Algo así deben de andar pensando todos aquellos a los que un simple roce o el ceder el asiento a una mujer en el autobús con una sonrisa les ha costado la crucifixión en el Gólgota de las redes sociales. Y todo sin posibilidad de defenderse, que para eso vivimos en un país democrático en el que los dos derechos más respetados son la presunción de inocencia y la libertad de expresión, creo que por este orden.

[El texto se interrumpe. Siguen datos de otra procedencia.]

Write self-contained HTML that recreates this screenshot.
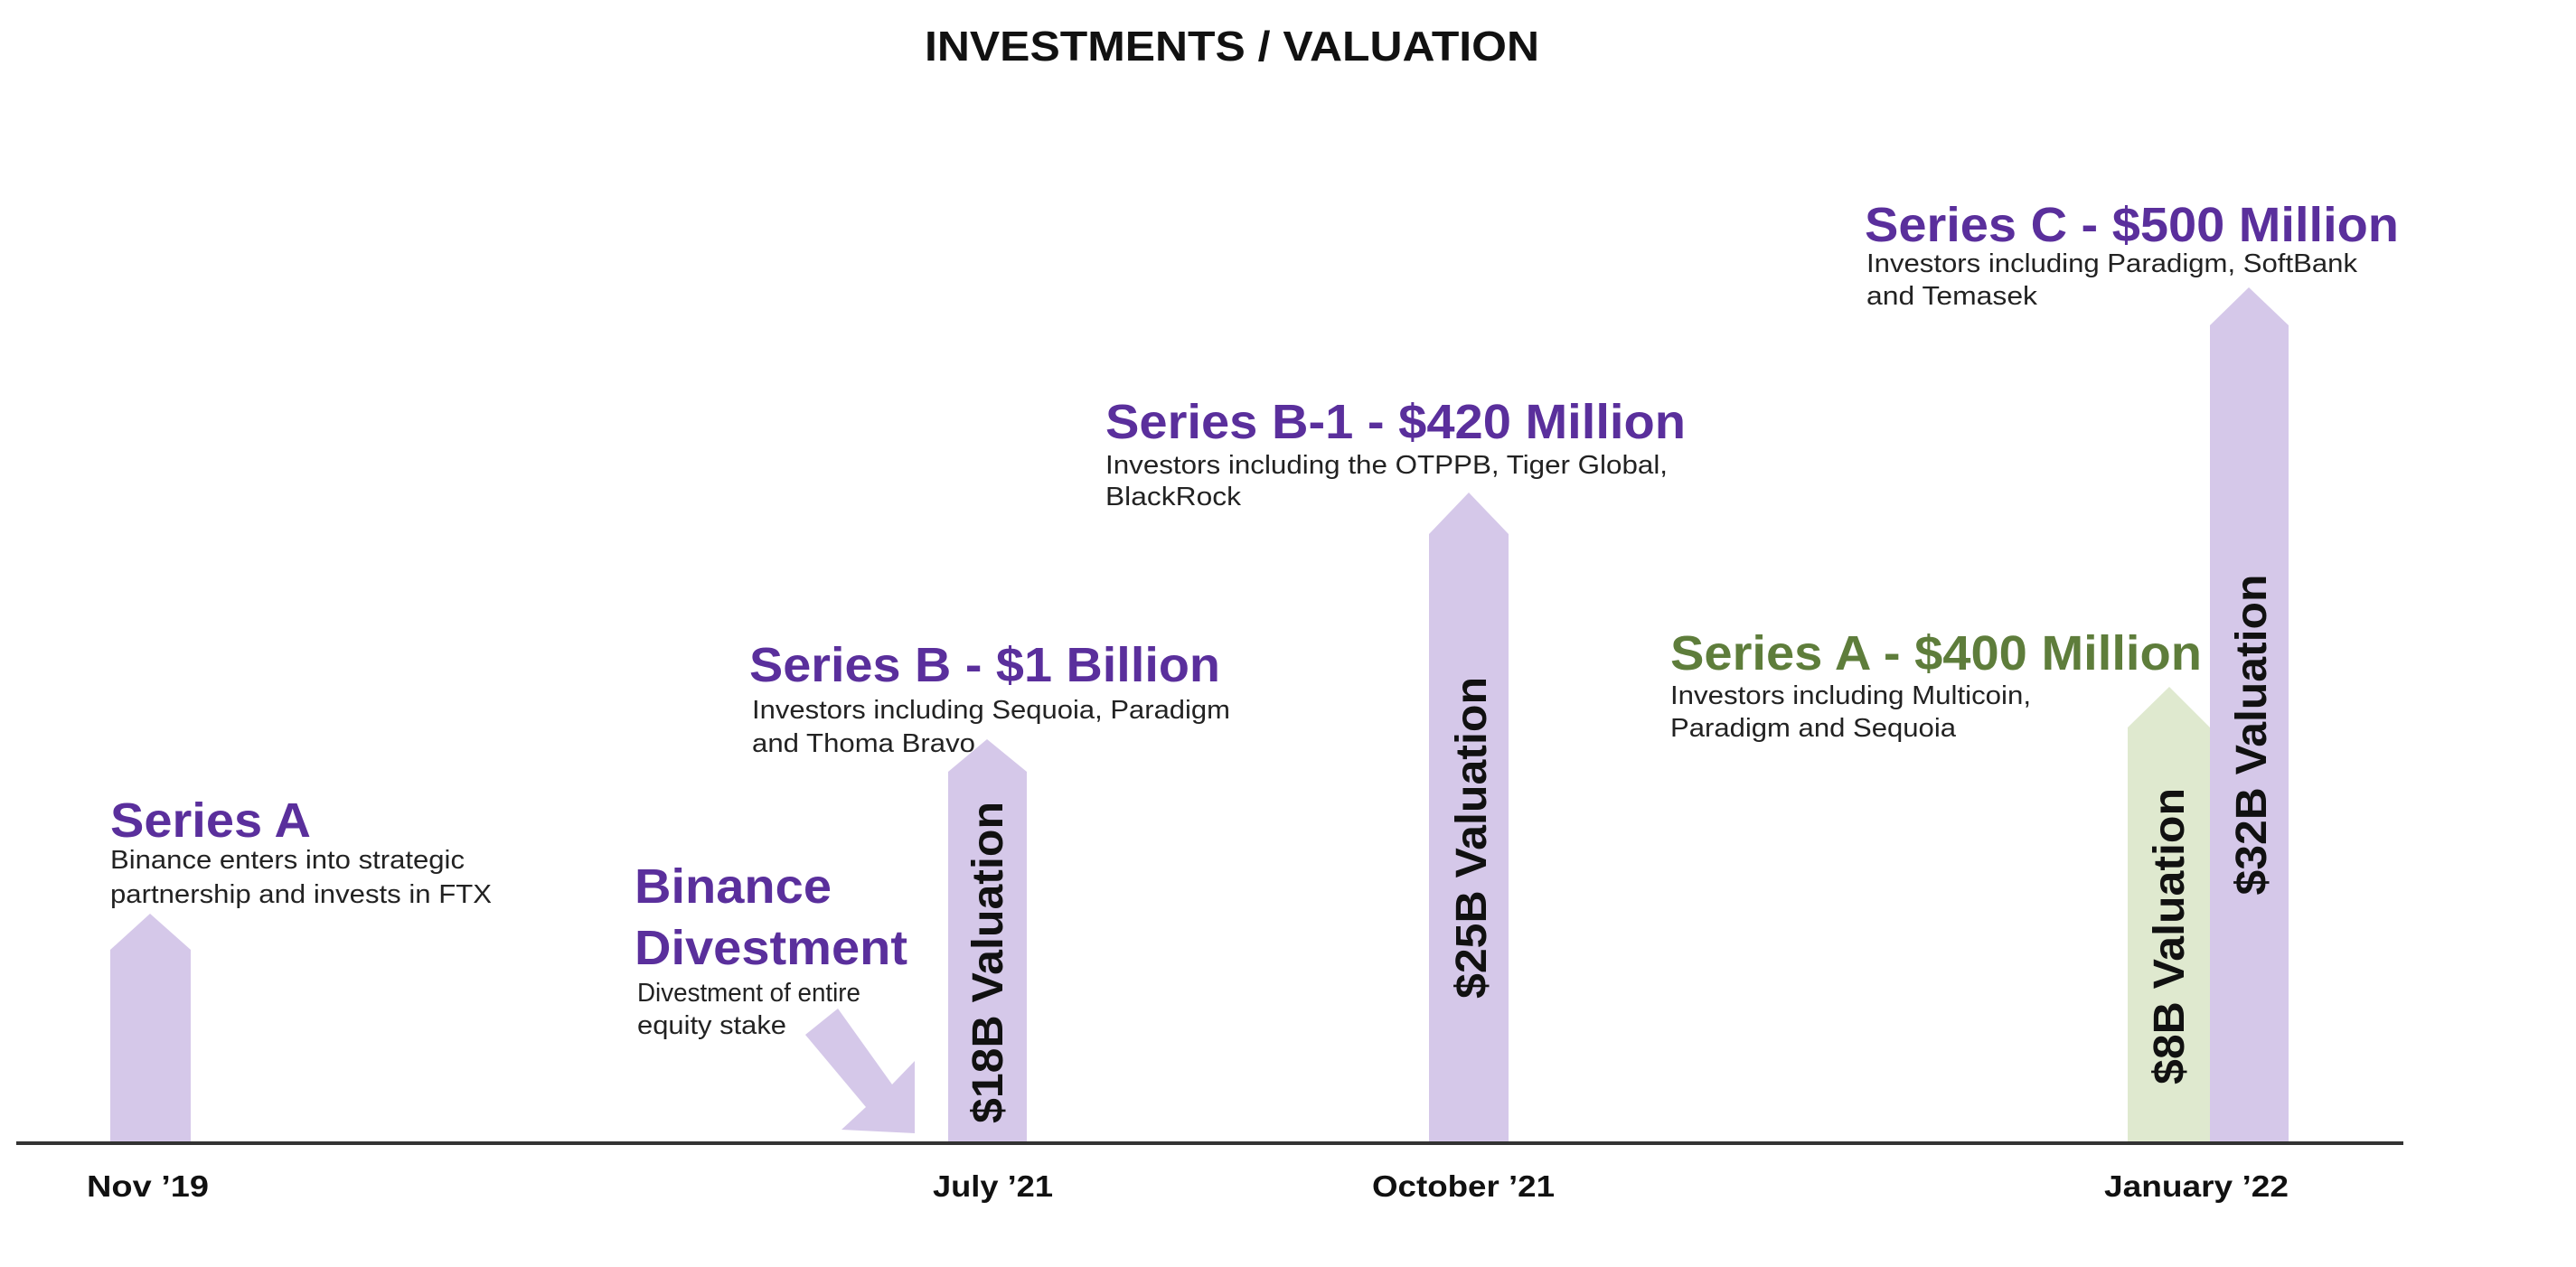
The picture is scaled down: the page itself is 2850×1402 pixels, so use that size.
<!DOCTYPE html>
<html><head><meta charset="utf-8"><style>
html,body{margin:0;padding:0;background:#fff;}
svg{display:block;}
text{font-family:"Liberation Sans",Arial,sans-serif;}
.h{font-weight:bold;font-size:54px;fill:#5a2f9c;}
.g{font-weight:bold;font-size:54px;fill:#5e7d3b;}
.s{font-size:29px;fill:#222;}
.d{font-weight:bold;font-size:33px;fill:#111;}
.v{font-weight:bold;font-size:48px;fill:#111;}
</style></head><body>
<svg width="2850" height="1402" viewBox="0 0 2850 1402" xmlns="http://www.w3.org/2000/svg">
<rect width="2850" height="1402" fill="#fff"/>
<text x="1363" y="67" text-anchor="middle" font-weight="bold" font-size="46" fill="#111" textLength="680" lengthAdjust="spacingAndGlyphs">INVESTMENTS / VALUATION</text>

<g fill="#d5c8e9">
<polygon points="122,1265 122,1051 166,1011 211,1051 211,1265"/>
<polygon points="1049,1265 1049,854 1092,818 1136,854 1136,1265"/>
<polygon points="1581,1265 1581,591 1625,545 1669,591 1669,1265"/>
<polygon points="2445,1265 2445,360 2488,318 2532,360 2532,1265"/>
<polygon points="891,1145 927,1116 987,1200 1012,1174 1012,1254 931,1250 958,1225"/>
</g>
<polygon points="2354,1265 2354,805 2400,760 2445,805 2445,1265" fill="#dfe9cf"/>

<line x1="18" y1="1265" x2="2659" y2="1265" stroke="#333" stroke-width="4"/>

<text class="d" x="96" y="1324" textLength="135" lengthAdjust="spacingAndGlyphs">Nov ’19</text>
<text class="d" x="1032" y="1324" textLength="133" lengthAdjust="spacingAndGlyphs">July ’21</text>
<text class="d" x="1518" y="1324" textLength="202" lengthAdjust="spacingAndGlyphs">October ’21</text>
<text class="d" x="2328" y="1324" textLength="204" lengthAdjust="spacingAndGlyphs">January ’22</text>

<text class="v" transform="translate(1109,1065) rotate(-90)" text-anchor="middle" textLength="356" lengthAdjust="spacingAndGlyphs">$18B Valuation</text>
<text class="v" transform="translate(1644,927) rotate(-90)" text-anchor="middle" textLength="356" lengthAdjust="spacingAndGlyphs">$25B Valuation</text>
<text class="v" transform="translate(2416,1036) rotate(-90)" text-anchor="middle" textLength="328" lengthAdjust="spacingAndGlyphs">$8B Valuation</text>
<text class="v" transform="translate(2507,813) rotate(-90)" text-anchor="middle" textLength="355" lengthAdjust="spacingAndGlyphs">$32B Valuation</text>

<text class="h" x="122" y="926" textLength="222" lengthAdjust="spacingAndGlyphs">Series A</text>
<text class="s" x="122" y="961" textLength="392" lengthAdjust="spacingAndGlyphs">Binance enters into strategic</text>
<text class="s" x="122" y="999" textLength="422" lengthAdjust="spacingAndGlyphs">partnership and invests in FTX</text>

<text class="h" x="702" y="999" textLength="218" lengthAdjust="spacingAndGlyphs">Binance</text>
<text class="h" x="702" y="1067" textLength="302" lengthAdjust="spacingAndGlyphs">Divestment</text>
<text class="s" x="705" y="1108" textLength="247" lengthAdjust="spacingAndGlyphs">Divestment of entire</text>
<text class="s" x="705" y="1144" textLength="165" lengthAdjust="spacingAndGlyphs">equity stake</text>

<text class="h" x="829" y="754" textLength="521" lengthAdjust="spacingAndGlyphs">Series B - $1 Billion</text>
<text class="s" x="832" y="795" textLength="529" lengthAdjust="spacingAndGlyphs">Investors including Sequoia, Paradigm</text>
<text class="s" x="832" y="832" textLength="247" lengthAdjust="spacingAndGlyphs">and Thoma Bravo</text>

<text class="h" x="1223" y="485" textLength="642" lengthAdjust="spacingAndGlyphs">Series B-1 - $420 Million</text>
<text class="s" x="1223" y="524" textLength="622" lengthAdjust="spacingAndGlyphs">Investors including the OTPPB, Tiger Global,</text>
<text class="s" x="1223" y="559" textLength="150" lengthAdjust="spacingAndGlyphs">BlackRock</text>

<text class="h" x="2063" y="267" textLength="591" lengthAdjust="spacingAndGlyphs">Series C - $500 Million</text>
<text class="s" x="2065" y="301" textLength="543" lengthAdjust="spacingAndGlyphs">Investors including Paradigm, SoftBank</text>
<text class="s" x="2065" y="337" textLength="189" lengthAdjust="spacingAndGlyphs">and Temasek</text>

<text class="g" x="1848" y="741" textLength="588" lengthAdjust="spacingAndGlyphs">Series A - $400 Million</text>
<text class="s" x="1848" y="779" textLength="399" lengthAdjust="spacingAndGlyphs">Investors including Multicoin,</text>
<text class="s" x="1848" y="815" textLength="316" lengthAdjust="spacingAndGlyphs">Paradigm and Sequoia</text>
</svg>
</body></html>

Hoy se pretende que la ideología y la ley sean la misma cosa

En fin, contra este fanatismo hipercalórico arremete Angélica Liddell en su adaptación de La letra escarlata. “No me gusta este mundo en el que las mujeres han dejado de amar a los hombres”, asegura. “Antes era la religión. Ahora, la ideología. Hoy se pretende que la ideología y la ley sean la misma cosa”. Y razón no le falta. Un ejemplo de anteayer. Todavía con el cadáver insepulto del marino que besa para siempre a una enfermera en la foto de Alfred Eisenstaedt, aparecieron pintadas del #MeToo en la estatua de Sarasota (Florida) que representa a los protagonistas del beso célebre. La mujer, muchos años después del achuchón de Times Square, confesaría que aquello fue una forma de decir, y cito textualmente: “Gracias a Dios, la guerra ha terminado”. Nada más. No lo entienden así, en cambio, las ofendiditas púrpura. Ellas prefieren distinguir en aquel beso una agresión sexual en toda regla. Por suerte, el viejo soldado octogenario tomó la precaución de morirse antes de que empezara la cacería. Pearl Harbor habría sido una broma en comparación. Ni la santa ira de Angélica podría haberlo salvarlo.